- Goal of the exercise
Your task is to output the listing word for word, with pictures excluded.

— BEGIN Collected material —

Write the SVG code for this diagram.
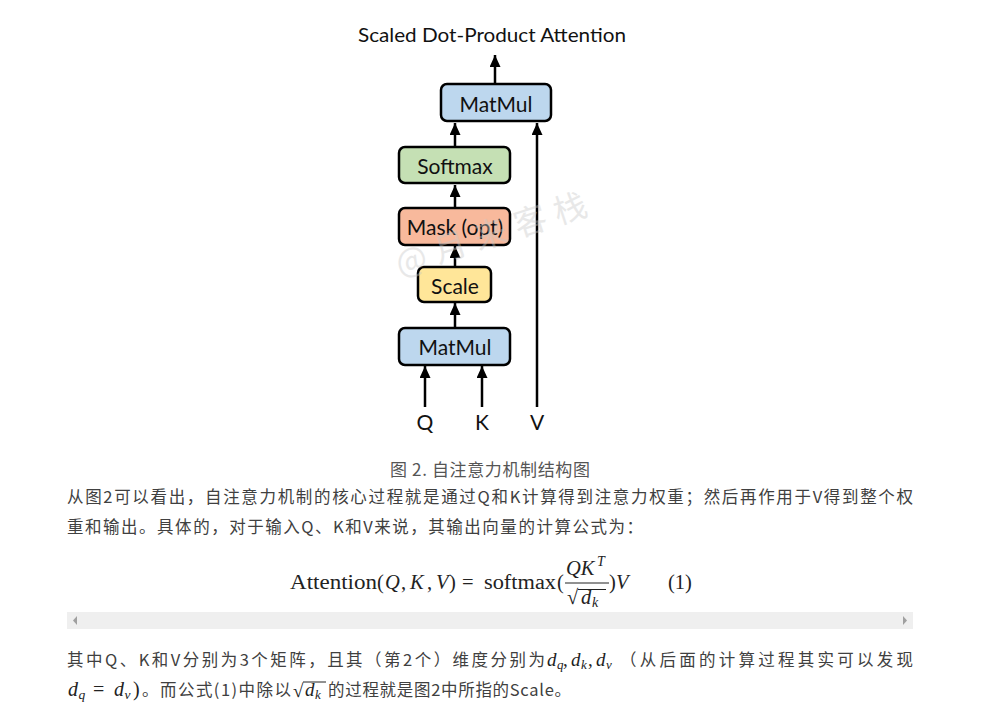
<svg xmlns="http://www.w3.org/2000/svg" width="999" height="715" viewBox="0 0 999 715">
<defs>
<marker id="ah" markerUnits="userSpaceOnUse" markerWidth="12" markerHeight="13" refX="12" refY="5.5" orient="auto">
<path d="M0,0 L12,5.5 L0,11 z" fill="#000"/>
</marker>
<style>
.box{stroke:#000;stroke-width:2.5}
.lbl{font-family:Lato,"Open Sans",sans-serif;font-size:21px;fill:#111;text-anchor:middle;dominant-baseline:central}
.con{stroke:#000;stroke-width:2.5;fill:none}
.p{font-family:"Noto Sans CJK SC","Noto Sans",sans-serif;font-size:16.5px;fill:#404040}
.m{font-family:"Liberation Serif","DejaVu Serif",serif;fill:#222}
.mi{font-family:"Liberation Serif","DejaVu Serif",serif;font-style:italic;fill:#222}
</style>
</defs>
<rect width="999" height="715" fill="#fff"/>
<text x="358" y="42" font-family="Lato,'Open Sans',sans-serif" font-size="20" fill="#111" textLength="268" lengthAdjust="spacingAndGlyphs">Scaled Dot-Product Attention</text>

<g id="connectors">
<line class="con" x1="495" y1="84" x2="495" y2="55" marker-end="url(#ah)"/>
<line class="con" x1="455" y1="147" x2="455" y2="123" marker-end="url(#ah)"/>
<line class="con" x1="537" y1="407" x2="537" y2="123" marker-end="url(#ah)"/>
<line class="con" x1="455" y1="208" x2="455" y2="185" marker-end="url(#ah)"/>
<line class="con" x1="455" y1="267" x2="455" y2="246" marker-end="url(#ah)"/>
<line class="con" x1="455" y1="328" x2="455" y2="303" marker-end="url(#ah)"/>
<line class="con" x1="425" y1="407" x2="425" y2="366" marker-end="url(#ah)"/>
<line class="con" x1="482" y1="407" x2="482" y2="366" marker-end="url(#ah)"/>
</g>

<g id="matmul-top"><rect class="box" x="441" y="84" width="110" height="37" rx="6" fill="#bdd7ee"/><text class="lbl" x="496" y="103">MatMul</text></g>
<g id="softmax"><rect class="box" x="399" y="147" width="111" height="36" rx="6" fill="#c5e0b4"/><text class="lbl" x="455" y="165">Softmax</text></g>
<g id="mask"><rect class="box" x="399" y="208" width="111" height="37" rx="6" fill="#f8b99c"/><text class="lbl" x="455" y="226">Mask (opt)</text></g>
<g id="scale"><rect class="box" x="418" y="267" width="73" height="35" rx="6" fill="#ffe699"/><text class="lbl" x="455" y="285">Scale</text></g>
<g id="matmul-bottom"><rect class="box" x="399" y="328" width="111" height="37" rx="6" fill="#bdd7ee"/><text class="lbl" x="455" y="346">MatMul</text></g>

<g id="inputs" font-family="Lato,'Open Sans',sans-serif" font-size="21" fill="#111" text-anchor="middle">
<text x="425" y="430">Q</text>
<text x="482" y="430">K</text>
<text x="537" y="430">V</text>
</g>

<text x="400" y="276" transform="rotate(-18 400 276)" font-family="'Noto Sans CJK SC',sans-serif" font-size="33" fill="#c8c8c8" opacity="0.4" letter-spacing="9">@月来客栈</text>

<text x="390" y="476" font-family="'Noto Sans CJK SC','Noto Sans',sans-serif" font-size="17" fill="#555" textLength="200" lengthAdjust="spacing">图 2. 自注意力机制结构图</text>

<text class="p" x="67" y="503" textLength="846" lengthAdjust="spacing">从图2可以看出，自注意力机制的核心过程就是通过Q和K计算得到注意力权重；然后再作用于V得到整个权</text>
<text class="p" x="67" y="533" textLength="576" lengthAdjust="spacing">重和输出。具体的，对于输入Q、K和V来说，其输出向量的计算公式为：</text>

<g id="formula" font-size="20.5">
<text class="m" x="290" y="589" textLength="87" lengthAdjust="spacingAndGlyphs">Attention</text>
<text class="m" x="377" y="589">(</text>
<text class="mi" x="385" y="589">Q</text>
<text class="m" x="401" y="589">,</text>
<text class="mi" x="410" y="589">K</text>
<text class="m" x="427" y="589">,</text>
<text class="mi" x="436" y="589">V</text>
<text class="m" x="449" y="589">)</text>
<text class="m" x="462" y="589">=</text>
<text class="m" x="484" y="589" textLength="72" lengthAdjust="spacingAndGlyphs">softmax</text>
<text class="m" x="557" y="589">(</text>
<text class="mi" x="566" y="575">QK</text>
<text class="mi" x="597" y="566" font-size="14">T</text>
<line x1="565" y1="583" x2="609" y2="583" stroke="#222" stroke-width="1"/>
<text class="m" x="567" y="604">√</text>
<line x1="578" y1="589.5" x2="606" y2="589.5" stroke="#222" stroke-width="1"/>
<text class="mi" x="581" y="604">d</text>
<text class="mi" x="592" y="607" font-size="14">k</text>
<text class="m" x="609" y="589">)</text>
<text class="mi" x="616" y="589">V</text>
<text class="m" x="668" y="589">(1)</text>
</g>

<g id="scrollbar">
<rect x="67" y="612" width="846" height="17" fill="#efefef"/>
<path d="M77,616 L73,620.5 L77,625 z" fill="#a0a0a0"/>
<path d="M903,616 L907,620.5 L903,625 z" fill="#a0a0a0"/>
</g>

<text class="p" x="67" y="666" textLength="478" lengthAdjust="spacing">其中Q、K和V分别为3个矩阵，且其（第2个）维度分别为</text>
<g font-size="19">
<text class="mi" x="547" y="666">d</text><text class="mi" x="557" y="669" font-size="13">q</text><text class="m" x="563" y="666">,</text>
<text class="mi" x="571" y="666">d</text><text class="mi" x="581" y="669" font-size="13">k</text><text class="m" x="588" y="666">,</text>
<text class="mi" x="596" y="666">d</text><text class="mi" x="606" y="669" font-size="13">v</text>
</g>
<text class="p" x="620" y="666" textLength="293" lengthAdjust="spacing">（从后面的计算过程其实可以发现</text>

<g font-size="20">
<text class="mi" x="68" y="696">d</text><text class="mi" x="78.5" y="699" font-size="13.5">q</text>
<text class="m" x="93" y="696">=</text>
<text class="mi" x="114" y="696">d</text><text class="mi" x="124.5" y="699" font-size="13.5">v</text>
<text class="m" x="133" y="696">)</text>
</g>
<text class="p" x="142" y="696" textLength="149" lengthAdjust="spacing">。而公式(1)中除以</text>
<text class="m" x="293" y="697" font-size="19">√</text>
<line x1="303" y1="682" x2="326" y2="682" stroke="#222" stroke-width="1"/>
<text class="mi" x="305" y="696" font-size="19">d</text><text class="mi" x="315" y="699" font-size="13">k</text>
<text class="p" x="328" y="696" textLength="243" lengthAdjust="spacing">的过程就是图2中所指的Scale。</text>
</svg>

— END Collected material —

- Exercise result
Write the SVG code for this diagram.
<svg xmlns="http://www.w3.org/2000/svg" width="999" height="715" viewBox="0 0 999 715">
<defs>
<marker id="ah" markerUnits="userSpaceOnUse" markerWidth="12" markerHeight="13" refX="12" refY="5.5" orient="auto">
<path d="M0,0 L12,5.5 L0,11 z" fill="#000"/>
</marker>
<style>
.box{stroke:#000;stroke-width:2.5}
.lbl{font-family:Lato,"Open Sans",sans-serif;font-size:21px;fill:#111;text-anchor:middle;dominant-baseline:central}
.con{stroke:#000;stroke-width:2.5;fill:none}
.p{font-family:"Noto Sans CJK SC","Noto Sans",sans-serif;font-size:16.5px;fill:#404040}
.m{font-family:"Liberation Serif","DejaVu Serif",serif;fill:#222}
.mi{font-family:"Liberation Serif","DejaVu Serif",serif;font-style:italic;fill:#222}
</style>
</defs>
<rect width="999" height="715" fill="#fff"/>
<text x="358" y="42" font-family="Lato,'Open Sans',sans-serif" font-size="20" fill="#111" textLength="268" lengthAdjust="spacingAndGlyphs">Scaled Dot-Product Attention</text>

<g id="connectors">
<line class="con" x1="495" y1="84" x2="495" y2="55" marker-end="url(#ah)"/>
<line class="con" x1="455" y1="147" x2="455" y2="123" marker-end="url(#ah)"/>
<line class="con" x1="537" y1="407" x2="537" y2="123" marker-end="url(#ah)"/>
<line class="con" x1="455" y1="208" x2="455" y2="185" marker-end="url(#ah)"/>
<line class="con" x1="455" y1="267" x2="455" y2="246" marker-end="url(#ah)"/>
<line class="con" x1="455" y1="328" x2="455" y2="303" marker-end="url(#ah)"/>
<line class="con" x1="425" y1="407" x2="425" y2="366" marker-end="url(#ah)"/>
<line class="con" x1="482" y1="407" x2="482" y2="366" marker-end="url(#ah)"/>
</g>

<g id="matmul-top"><rect class="box" x="441" y="84" width="110" height="37" rx="6" fill="#bdd7ee"/><text class="lbl" x="496" y="103">MatMul</text></g>
<g id="softmax"><rect class="box" x="399" y="147" width="111" height="36" rx="6" fill="#c5e0b4"/><text class="lbl" x="455" y="165">Softmax</text></g>
<g id="mask"><rect class="box" x="399" y="208" width="111" height="37" rx="6" fill="#f8b99c"/><text class="lbl" x="455" y="226">Mask (opt)</text></g>
<g id="scale"><rect class="box" x="418" y="267" width="73" height="35" rx="6" fill="#ffe699"/><text class="lbl" x="455" y="285">Scale</text></g>
<g id="matmul-bottom"><rect class="box" x="399" y="328" width="111" height="37" rx="6" fill="#bdd7ee"/><text class="lbl" x="455" y="346">MatMul</text></g>

<g id="inputs" font-family="Lato,'Open Sans',sans-serif" font-size="21" fill="#111" text-anchor="middle">
<text x="425" y="430">Q</text>
<text x="482" y="430">K</text>
<text x="537" y="430">V</text>
</g>

<text x="400" y="276" transform="rotate(-18 400 276)" font-family="'Noto Sans CJK SC',sans-serif" font-size="33" fill="#c8c8c8" opacity="0.4" letter-spacing="9">@月来客栈</text>

<text x="390" y="476" font-family="'Noto Sans CJK SC','Noto Sans',sans-serif" font-size="17" fill="#555" textLength="200" lengthAdjust="spacing">图 2. 自注意力机制结构图</text>

<text class="p" x="67" y="503" textLength="846" lengthAdjust="spacing">从图2可以看出，自注意力机制的核心过程就是通过Q和K计算得到注意力权重；然后再作用于V得到整个权</text>
<text class="p" x="67" y="533" textLength="576" lengthAdjust="spacing">重和输出。具体的，对于输入Q、K和V来说，其输出向量的计算公式为：</text>

<g id="formula" font-size="20.5">
<text class="m" x="290" y="589" textLength="87" lengthAdjust="spacingAndGlyphs">Attention</text>
<text class="m" x="377" y="589">(</text>
<text class="mi" x="385" y="589">Q</text>
<text class="m" x="401" y="589">,</text>
<text class="mi" x="410" y="589">K</text>
<text class="m" x="427" y="589">,</text>
<text class="mi" x="436" y="589">V</text>
<text class="m" x="449" y="589">)</text>
<text class="m" x="462" y="589">=</text>
<text class="m" x="484" y="589" textLength="72" lengthAdjust="spacingAndGlyphs">softmax</text>
<text class="m" x="557" y="589">(</text>
<text class="mi" x="566" y="575">QK</text>
<text class="mi" x="597" y="566" font-size="14">T</text>
<line x1="565" y1="583" x2="609" y2="583" stroke="#222" stroke-width="1"/>
<text class="m" x="567" y="604">√</text>
<line x1="578" y1="589.5" x2="606" y2="589.5" stroke="#222" stroke-width="1"/>
<text class="mi" x="581" y="604">d</text>
<text class="mi" x="592" y="607" font-size="14">k</text>
<text class="m" x="609" y="589">)</text>
<text class="mi" x="616" y="589">V</text>
<text class="m" x="668" y="589">(1)</text>
</g>

<g id="scrollbar">
<rect x="67" y="612" width="846" height="17" fill="#efefef"/>
<path d="M77,616 L73,620.5 L77,625 z" fill="#a0a0a0"/>
<path d="M903,616 L907,620.5 L903,625 z" fill="#a0a0a0"/>
</g>

<text class="p" x="67" y="666" textLength="478" lengthAdjust="spacing">其中Q、K和V分别为3个矩阵，且其（第2个）维度分别为</text>
<g font-size="19">
<text class="mi" x="547" y="666">d</text><text class="mi" x="557" y="669" font-size="13">q</text><text class="m" x="563" y="666">,</text>
<text class="mi" x="571" y="666">d</text><text class="mi" x="581" y="669" font-size="13">k</text><text class="m" x="588" y="666">,</text>
<text class="mi" x="596" y="666">d</text><text class="mi" x="606" y="669" font-size="13">v</text>
</g>
<text class="p" x="620" y="666" textLength="293" lengthAdjust="spacing">（从后面的计算过程其实可以发现</text>

<g font-size="20">
<text class="mi" x="68" y="696">d</text><text class="mi" x="78.5" y="699" font-size="13.5">q</text>
<text class="m" x="93" y="696">=</text>
<text class="mi" x="114" y="696">d</text><text class="mi" x="124.5" y="699" font-size="13.5">v</text>
<text class="m" x="133" y="696">)</text>
</g>
<text class="p" x="142" y="696" textLength="149" lengthAdjust="spacing">。而公式(1)中除以</text>
<text class="m" x="293" y="697" font-size="19">√</text>
<line x1="303" y1="682" x2="326" y2="682" stroke="#222" stroke-width="1"/>
<text class="mi" x="305" y="696" font-size="19">d</text><text class="mi" x="315" y="699" font-size="13">k</text>
<text class="p" x="328" y="696" textLength="243" lengthAdjust="spacing">的过程就是图2中所指的Scale。</text>
</svg>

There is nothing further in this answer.